The Maironis Lithuanian Literature Museum (Maironio lietuvių literatūros muziejus) is located in the Siručiai Palace of Kaunas, Lithuania. It contains the former home of Lithuanian priest and poet Jonas Mačiulis-Maironis, who purchased the building in 1909. The museum opened in 1936. It contains the fully renovated living quarters of the poet, complete with his belongings and furniture.

== History ==
The Maironis Lithuanian Literature Museum is located in the Siručiai Palace of Kaunas, Lithuania. The building where it is established was built in 1742 by Kaunas city court foreman Simonas Sirutis and was purchased by Lithuanian priest and poet Jonas Mačiulis-Maironis in 1909. The building has previously been built as three separate houses, then joined together and used as a grand mansion, later turned into a hospital and a Russian barracks. The vaults in the basement are 15th and 16th century and are some of the oldest in the city. They were at one time used as a prison.

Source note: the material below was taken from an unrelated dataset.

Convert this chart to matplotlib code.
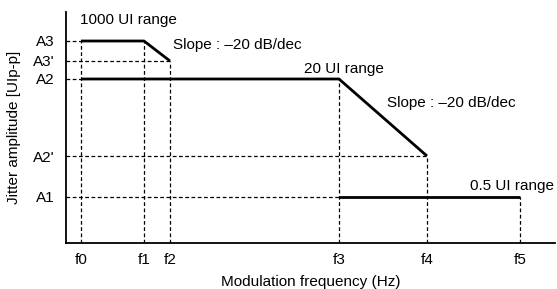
import matplotlib
matplotlib.use("Agg")
import matplotlib.pyplot as plt

plt.rcParams['font.family'] = ['Liberation Sans', 'DejaVu Sans']

# frequency break points (relative position on the axis)
f_labels = ['f0', 'f1', 'f2', 'f3', 'f4', 'f5']
f_pos = [15, 78, 104, 273, 361, 454]

# amplitude levels
a_labels = ['A1', "A2'", 'A2', "A3'", 'A3']
a_pos = [46, 87, 164, 182, 202]
lvl = dict(zip(a_labels, a_pos))
fq = dict(zip(f_labels, f_pos))

# mask segments (frequency, amplitude)
mask_1000 = [('f0', 'A3'), ('f1', 'A3'), ('f2', "A3'")]
mask_20 = [('f0', 'A2'), ('f3', 'A2'), ('f4', "A2'")]
mask_05 = [('f3', 'A1'), ('f5', 'A1')]

# guide lines: horizontal (level, up to freq), vertical (freq, from level)
h_guides = [('A3', 'f0'), ("A3'", 'f2'), ('A2', 'f0'), ("A2'", 'f4'), ('A1', 'f3')]
v_guides = [('f0', 'A3'), ('f1', 'A3'), ('f2', "A3'"), ('f3', 'A2'), ('f4', "A2'"), ('f5', 'A1')]

fig = plt.figure(figsize=(5.57, 2.89), dpi=100)
ax = fig.add_axes([66/557, 46/289, 489/557, 231/289])

dash = dict(color='black', lw=0.9, ls=(0, (3, 2)))
for a, f in h_guides:
    ax.plot([0, fq[f]], [lvl[a], lvl[a]], **dash)
for f, a in v_guides:
    ax.plot([fq[f], fq[f]], [0, lvl[a]], **dash)

for seg in (mask_1000, mask_20, mask_05):
    ax.plot([fq[f] for f, a in seg], [lvl[a] for f, a in seg], color='black', lw=2.0,
            solid_capstyle='butt')

fs = 11
ax.text(14, 223, '1000 UI range', fontsize=fs, va='center')
ax.text(107, 198, 'Slope : \u201320 dB/dec', fontsize=fs, va='center')
ax.text(238, 174, '20 UI range', fontsize=fs, va='center')
ax.text(321, 140, 'Slope : \u201320 dB/dec', fontsize=fs, va='center')
ax.text(404, 57, '0.5 UI range', fontsize=fs, va='center')

ax.set_xlim(0, 489)
ax.set_ylim(0, 231)
ax.set_xticks(f_pos)
ax.set_xticklabels(f_labels)
ax.set_yticks(a_pos)
ax.set_yticklabels(a_labels)
ax.tick_params(length=0, labelsize=fs)
ax.tick_params(axis='x', pad=7)
ax.tick_params(axis='y', pad=8)
for s in ['top', 'right']:
    ax.spines[s].set_visible(False)
for s in ['left', 'bottom']:
    ax.spines[s].set_linewidth(1.3)

ax.set_xlabel('Modulation frequency (Hz)', fontsize=fs, labelpad=6)
ax.set_ylabel('Jitter amplitude [UIp-p]', fontsize=fs, labelpad=9)

fig.savefig('out.png', dpi=100)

Having renovated the building somewhat, Maironis turned the second floor into an apartment and living quarters for himself, and leaving the rest of the mansion for use of Lithuanian cultural organizations. A number of cultural organizations established themselves in the building including the first Lithuanian library-athenaeum in Kaunas, the Catholic Women's Association, a craft school, the editorial offices of the magazine Garnys, and a publisher.

== Museum ==
The museum was opened as the Maironis Museum in 1936, four years after the death of Maironis. The literature museum includes the fully renovated flat, which is still furnished with all Maironis's belongings, and retains the original wall and ceiling decorations of the interwar period.